On May 5, Pierce's parents issued their own statements on Chelsea. "We've met her and she is a charming young lady," said Dale Pierce, the father of Matthew Pierce, in the Conroe [Texas] Courier.

The history of White House kids and the attention they draw varies. Caroline and John Kennedy were shielded even in an era when the press afforded presidents more privacy. With the exception of Julie Nixon's marriage to David Eisenhower, Richard Nixon's daughters were mostly kept out of the limelight.

Amy Carter was best known for her tree-house building as a small girl. And later for being arrested in protests over US policy in South Africa while attending Brown University.

But no other first child has lived in this supercharged media climate. When Ms. Carter was in the White House, CNN was just being launched and the era of entertainment as news had not yet emerged full-blown in the mainstream media, note media observers.

Last September, when Chelsea left for Stanford and the media considered how to cover Chelsea, San Diego Union-Tribune reporter John Marelius was quoted as saying that the privacy pact wouldn't last. "The first time she gets drunk at a frat party, somebody will report it.... But this stuff is going to filter out. Who she dates, where she does, what she does."

That prediction now seems accurate.

Officially, Marsha Berry, Mrs. Clinton's press secretary says: "We continue to try to encourage the members of the press to remember these are young people looking to try to go through adulthood with as little disturbance as possible."
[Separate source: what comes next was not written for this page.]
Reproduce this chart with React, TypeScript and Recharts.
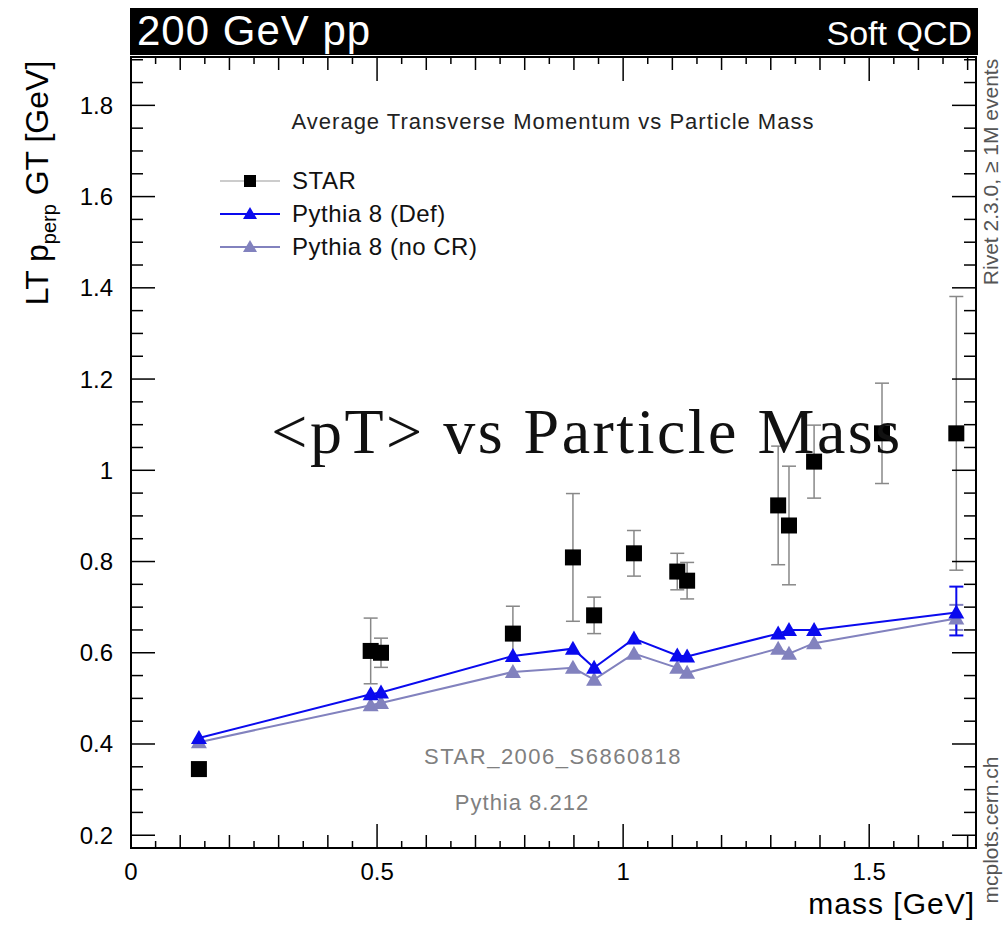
import { ComposedChart, Scatter, XAxis, YAxis, ErrorBar, ReferenceArea } from "recharts";

// STAR data points
const starMass = [0.138, 0.487, 0.508, 0.776, 0.898, 0.941, 1.022, 1.11, 1.13, 1.315, 1.337, 1.388, 1.526, 1.677];
const starPt = [0.345, 0.604, 0.6, 0.642, 0.809, 0.682, 0.818, 0.778, 0.758, 0.923, 0.879, 1.019, 1.081, 1.081];
const starErr = [0.012, 0.072, 0.032, 0.06, 0.14, 0.04, 0.05, 0.04, 0.04, 0.13, 0.13, 0.08, 0.11, 0.3];

// Pythia 8 curves
const pyMass = [0.138, 0.487, 0.508, 0.776, 0.898, 0.941, 1.022, 1.11, 1.13, 1.315, 1.337, 1.388, 1.677];
const defPt = [0.413, 0.509, 0.513, 0.593, 0.609, 0.567, 0.631, 0.594, 0.592, 0.642, 0.65, 0.65, 0.688];
const noCrPt = [0.404, 0.485, 0.49, 0.558, 0.567, 0.541, 0.598, 0.567, 0.556, 0.609, 0.598, 0.621, 0.675];
const defErr = [null, null, null, null, null, null, null, null, null, null, null, null, [0.05, 0.057]];
const noCrErr = [null, null, null, null, null, null, null, null, null, null, null, null, [0.025, 0.03]];

const xMajor = [0, 0.5, 1, 1.5];
const yMajor = [0.2, 0.4, 0.6, 0.8, 1, 1.2, 1.4, 1.6, 1.8];

const W = 1004;
const H = 927;
const PL = 131, PR = 976, PT = 57, PB = 848;
const BLUE = "#0a0aee";
const PURPLE = "#8282be";
const FONT = "'Liberation Sans', Arial, sans-serif";

// every 0.05, labels only on the majors
const xTicks = Array.from({ length: 35 }, (_, i) => +(i * 0.05).toFixed(2));
const yTicks = Array.from({ length: 35 }, (_, i) => +(0.2 + i * 0.05).toFixed(2));

const starData = starMass.map((m, i) => ({ mass: m, pt: starPt[i], err: starErr[i] }));
const defData = pyMass.map((m, i) => ({ mass: m, pt: defPt[i], err: defErr[i] }));
const noCrData = pyMass.map((m, i) => ({ mass: m, pt: noCrPt[i], err: noCrErr[i] }));

const near = (v: number, step: number) => Math.abs(v / step - Math.round(v / step)) < 1e-6;

function YTick({ y, payload }: any) {
  const v = payload.value;
  const len = near(v, 0.2) ? 24 : 12;
  return (
    <g>
      <line x1={PL} x2={PL + len} y1={y} y2={y} stroke="#000" strokeWidth={1.5} />
      <line x1={PR - len} x2={PR} y1={y} y2={y} stroke="#000" strokeWidth={1.5} />
      {yMajor.includes(v) && (
        <text x={113} y={y} textAnchor="end" dominantBaseline="central" fontSize={24} fontFamily={FONT} fill="#000">
          {String(v)}
        </text>
      )}
    </g>
  );
}

function XTick({ x, payload }: any) {
  const v = payload.value;
  const len = near(v, 0.5) ? 24 : near(v, 0.1) ? 13 : 7;
  return (
    <g>
      <line x1={x} x2={x} y1={PB} y2={PB - len} stroke="#000" strokeWidth={1.5} />
      <line x1={x} x2={x} y1={PT} y2={PT + len} stroke="#000" strokeWidth={1.5} />
      {xMajor.includes(v) && (
        <text x={x} y={871} textAnchor="middle" dominantBaseline="central" fontSize={24} fontFamily={FONT} fill="#000">
          {String(v)}
        </text>
      )}
    </g>
  );
}

const square = (p: any) => <rect x={p.cx - 8} y={p.cy - 8} width={16} height={16} fill="#000" />;
const triangle = (color: string) => (p: any) => (
  <path d={`M${p.cx},${p.cy - 8} L${p.cx + 8},${p.cy + 6} L${p.cx - 8},${p.cy + 6} Z`} fill={color} />
);

function LegendRow({ y, color, lineColor, marker, label }: any) {
  return (
    <div style={{ position: "absolute", left: 220, top: y - 14, height: 28, display: "flex", alignItems: "center" }}>
      <svg width={62} height={28}>
        <line x1={0} x2={60} y1={14} y2={14} stroke={lineColor} strokeWidth={marker === "sq" ? 1 : 2} />
        {marker === "sq" ? (
          <rect x={24} y={8} width={12} height={12} fill={color} />
        ) : (
          <path d="M30,7 L37,19 L23,19 Z" fill={color} />
        )}
      </svg>
      <span style={{ marginLeft: 10, fontSize: 24, letterSpacing: 0.5, fontFamily: FONT, color: "#111", whiteSpace: "nowrap" }}>{label}</span>
    </div>
  );
}

const abs = (s: any) => ({ position: "absolute", whiteSpace: "nowrap", fontFamily: FONT, ...s });

export default function App() {
  return (
    <div style={{ position: "absolute", left: 0, top: 0, width: W, height: H, background: "#fff", overflow: "hidden" }}>
      <ComposedChart
        width={W}
        height={H}
        margin={{ left: PL - 1, right: W - PR, top: PT, bottom: H - PB - 1 }}
      >
        <XAxis
          dataKey="mass"
          type="number"
          domain={[0, 1.717]}
          ticks={xTicks}
          interval={0}
          height={1}
          axisLine={false}
          tickLine={false}
          tick={(p: any) => <XTick {...p} />}
          allowDataOverflow
        />
        <YAxis
          dataKey="pt"
          type="number"
          domain={[0.172, 1.906]}
          ticks={yTicks}
          interval={0}
          width={1}
          axisLine={false}
          tickLine={false}
          tick={(p: any) => <YTick {...p} />}
          allowDataOverflow
        />
        <ReferenceArea x1={0} x2={1.717} y1={0.172} y2={1.906} fill="none" stroke="#000" strokeWidth={2} ifOverflow="visible" />
        <Scatter data={starData} shape={square} isAnimationActive={false}>
          <ErrorBar dataKey="err" direction="y" width={7} stroke="#888" strokeWidth={1.5} />
        </Scatter>
        <Scatter
          data={noCrData}
          shape={triangle(PURPLE)}
          line={{ stroke: PURPLE, strokeWidth: 2 }}
          isAnimationActive={false}
        >
          <ErrorBar dataKey="err" direction="y" width={7} stroke={PURPLE} strokeWidth={2} />
        </Scatter>
        <Scatter
          data={defData}
          shape={triangle(BLUE)}
          line={{ stroke: BLUE, strokeWidth: 2 }}
          isAnimationActive={false}
        >
          <ErrorBar dataKey="err" direction="y" width={7} stroke={BLUE} strokeWidth={2} />
        </Scatter>
      </ComposedChart>

      <div style={{ position: "absolute", left: 130, top: 8, width: 848, height: 47, background: "#000" }} />
      <div style={abs({ left: 137, top: 31, transform: "translateY(-50%)", fontSize: 42, letterSpacing: 1, color: "#fff" })}>200 GeV pp</div>
      <div style={abs({ right: W - 972, top: 33, transform: "translateY(-50%)", fontSize: 34, color: "#fff" })}>Soft QCD</div>

      <div style={abs({ left: 553, top: 122, transform: "translate(-50%,-50%)", fontSize: 22, letterSpacing: 1, color: "#222" })}>
        Average Transverse Momentum vs Particle Mass
      </div>

      <LegendRow y={181} color="#000" lineColor="#999" marker="sq" label="STAR" />
      <LegendRow y={214} color={BLUE} lineColor={BLUE} marker="tri" label="Pythia 8 (Def)" />
      <LegendRow y={247} color={PURPLE} lineColor={PURPLE} marker="tri" label="Pythia 8 (no CR)" />

      <div style={abs({ left: 587, top: 432, transform: "translate(-50%,-50%)", fontSize: 64, letterSpacing: 2.5, fontFamily: "'Liberation Serif', serif", color: "#111" })}>
        {"<pT> vs Particle Mass"}
      </div>

      <div style={abs({ left: 553, top: 757, transform: "translate(-50%,-50%)", fontSize: 22, letterSpacing: 1.5, color: "#808080" })}>STAR_2006_S6860818</div>
      <div style={abs({ left: 522, top: 803, transform: "translate(-50%,-50%)", fontSize: 22, letterSpacing: 1, color: "#808080" })}>Pythia 8.212</div>

      <div style={abs({ right: W - 975, top: 904, transform: "translateY(-50%)", fontSize: 30, letterSpacing: 1, color: "#000" })}>mass [GeV]</div>

      <div style={abs({ left: 40, top: 183, transform: "translate(-50%,-50%) rotate(-90deg)", fontSize: 32, color: "#000" })}>
        LT p<sub style={{ fontSize: 20 }}>perp</sub> GT [GeV]
      </div>

      <div style={abs({ left: 991, top: 172, transform: "translate(-50%,-50%) rotate(-90deg)", fontSize: 21, color: "#555" })}>
        Rivet 2.3.0, ≥ 1M events
      </div>
      <div style={abs({ left: 991, top: 830, transform: "translate(-50%,-50%) rotate(-90deg)", fontSize: 21, color: "#555" })}>
        mcplots.cern.ch
      </div>
    </div>
  );
}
CNN spokesman Steve Hayworth says his network has not changed its Chelsea coverage threshold. Once the young man gave an interview and confirmed his identity, it changed the dynamic of the story. "I don't think it marks any departure, it's a single case where an individual came forward. This wasn't pried out of the woodwork," he says. "The overarching desire is to protect the woman's privacy."

"I'm not sure it's a big deal," says Roger Cooper, a media professor at Texas Christian University in Fort Worth. "But it could become a big deal if media and others feel they have to compete, and they start breaking their promises."